Other problems soon show up. Aircraft are taxiing at odd places and don’t follow the lines. The tower is not going to like this and neither are you if you attempt to follow the rules when the AI does not. And it’s really annoying when you pull up to your gate only to find a transit bus pulling up beside you at the next gate.

Hardware test

Finally, I did some hardware testing to see how framerates compare at these default MSFS airports versus the beautiful third-party airports currently arriving on the scene; the results surprised me. In order to make a reasonable comparison, here are my settings. I am running on full ULTRA graphics settings at 2560x1440.  My system is an AMD Ryzen 5900 with 16MB DDR4 at 3600MHz. The GPU is an EVGA RTX 3060 with 12GB of RAM.

NZAA (Auckland International Airport), at the gate.
NZAA (Auckland International Airport), at the gate. Key Publishing

The framerate at KSEA at the gate in the FlyByWire A320 is 25FPS, at CYVR (Vancouver International Airport) from FSim Studios, it’s 36FPS. At CYYZ (Toronto Pearson International) from FlyTampa, it’s 30FPS while at NZAA (Auckland International Airport) from Flightbeam, it’s 38FPS. That’s surprising, right?

The default and very basic Asobo KSEA offers the worst framerate of any of the airports I am testing. The most likely reason is lack of optimisation and failure to take advantage of the newer capabilities of graphic design and graphics hardware.

So, when you find that airport that you really want to add to MSFS, chances are it will ease your hardware burden and not increase it.

For comparison, here are three third-party airports and their relative frame rates, compared with Asobo’s KSEA.
For comparison, here are three third-party airports and their relative frame rates, compared with Asobo’s KSEA. Key Publishing
And here are CYYZ and NZAA
And here are CYYZ and NZAA Key Publishing

Conclusion

Let me summarise what we have seen at KSEA and offer a rating. Let’s break it down like this:

Imaging – texture quality, look and feel, tarmac and gate details including lines and tyre marks, lighting and glass (animations we will rate under Realism).

Score: 6/10

Enhancements – Additional Points of Interest (POIs) or area enhancement, unique features, such as working trams and trains, new views like the control tower, improved jetways, opening hangars and VDGS system.

Score: N/A

Realism – Terminal interiors, animations (usually people), signage in detail, static aircraft and objects, gates and buildings where they should be. Runways are accurate.

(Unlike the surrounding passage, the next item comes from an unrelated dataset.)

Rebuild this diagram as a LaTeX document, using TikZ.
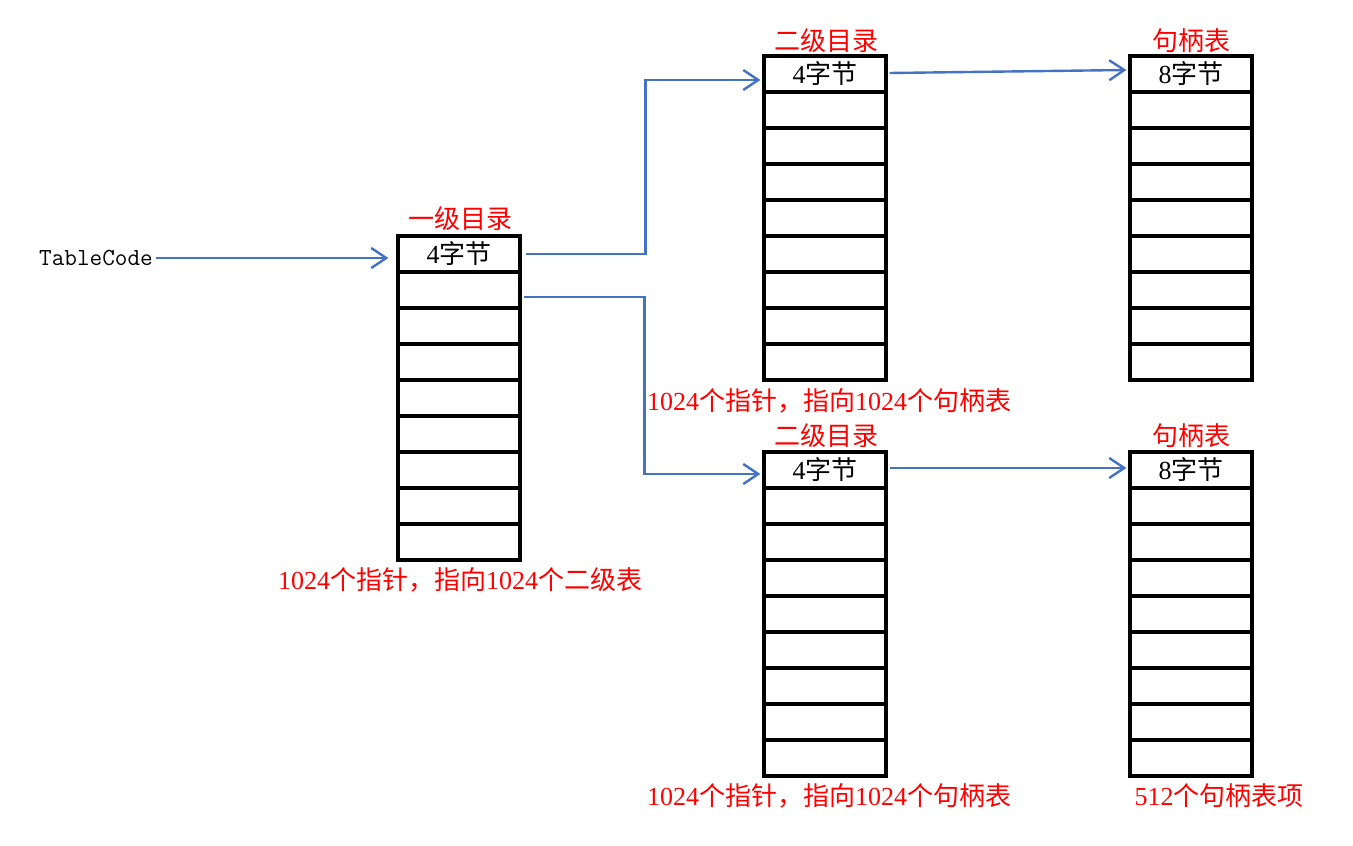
\documentclass[tikz,border=0pt]{standalone}
\usepackage{fontspec}
\setmainfont{Liberation Serif}
\newfontfamily\cjk{Noto Sans CJK SC}
\usetikzlibrary{arrows.meta}
\newcommand{\zh}[1]{{\cjk #1}}
\definecolor{azul}{HTML}{4472C4}

\begin{document}
\begin{tikzpicture}[
        x=1pt, y=-1pt,
        >={Straight Barb[length=15pt,width=20pt]},
        celula/.style={draw, line width=3.2pt, minimum width=122pt, minimum height=36pt, inner sep=0pt},
        rotulo/.style={text=red},
        seta/.style={->, draw=azul, line width=2.4pt},
        every node/.style={font=\fontsize{26}{30}\selectfont}
    ]

        \useasboundingbox (0,0) rectangle (1353,846);

        % ==================================================
        % TABELAS
        % ==================================================

        % Primeira linha de cada tabela
        \node[celula] (a0) at (459,254) {4\zh{字节}};
        \node[celula] (b0) at (825,74)  {4\zh{字节}};
        \node[celula] (c0) at (1191,74) {8\zh{字节}};
        \node[celula] (d0) at (825,470) {4\zh{字节}};
        \node[celula] (e0) at (1191,470) {8\zh{字节}};

        % Linhas vazias
        \foreach \t/\x/\y in {a/459/254, b/825/74, c/1191/74, d/825/470, e/1191/470}
            \foreach \i in {1,...,8}
                \node[celula] (\t\i) at (\x,\y+36*\i) {};

        % Titulos
        \node[rotulo] (ta) at (460,219)  {\zh{一级目录}};
        \node[rotulo] (tb) at (826,41)   {\zh{二级目录}};
        \node[rotulo] (tc) at (1191,41)  {\zh{句柄表}};
        \node[rotulo] (td) at (826,436)  {\zh{二级目录}};
        \node[rotulo] (te) at (1191,436) {\zh{句柄表}};

        % Notas
        \node[rotulo] (na) at (460,580)  {1024\zh{个指针，指向}1024\zh{个二级表}};
        \node[rotulo] (nb) at (829,401)  {1024\zh{个指针，指向}1024\zh{个句柄表}};
        \node[rotulo] (nd) at (829,796)  {1024\zh{个指针，指向}1024\zh{个句柄表}};
        \node[rotulo] (ne) at (1219,796) {512\zh{个句柄表项}};

        \node (codigo) at (96,258) {\ttfamily\fontsize{24.5}{28}\selectfont TableCode};

        % Setas
        \draw[seta] (codigo.east) -- ([xshift=-8pt,yshift=-4pt]a0.west);
        \draw[seta] ([xshift=4pt]a0.east) -- ++(120,0) |- ([xshift=-2pt,yshift=-6pt]b0.west);
        \draw[seta] ([xshift=2pt,yshift=-7pt]a1.east) -- ++(121,0) |- ([xshift=-2pt,yshift=-4pt]d0.west);
        \draw[seta] ([xshift=2pt,yshift=1pt]b0.east) -- ([xshift=-2pt,yshift=4pt]c0.west);
        \draw[seta] ([xshift=2pt,yshift=2pt]d0.east) -- ([xshift=-2pt,yshift=2pt]e0.west);
    \end{tikzpicture}
\end{document}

The vehicle and passenger side of the terminal properly modelled.

Score: 4/10

Overall KSEA score: 4/10

That’s all for Round 1. In part 2 of this series, starting on page 54, we will look at Pearson (CYYZ), FlyTampa’s offering for international fliers.

It’s evident from this beginning that PC pilots of all stripes have a lot to look forward to as our list of expansion airports grows.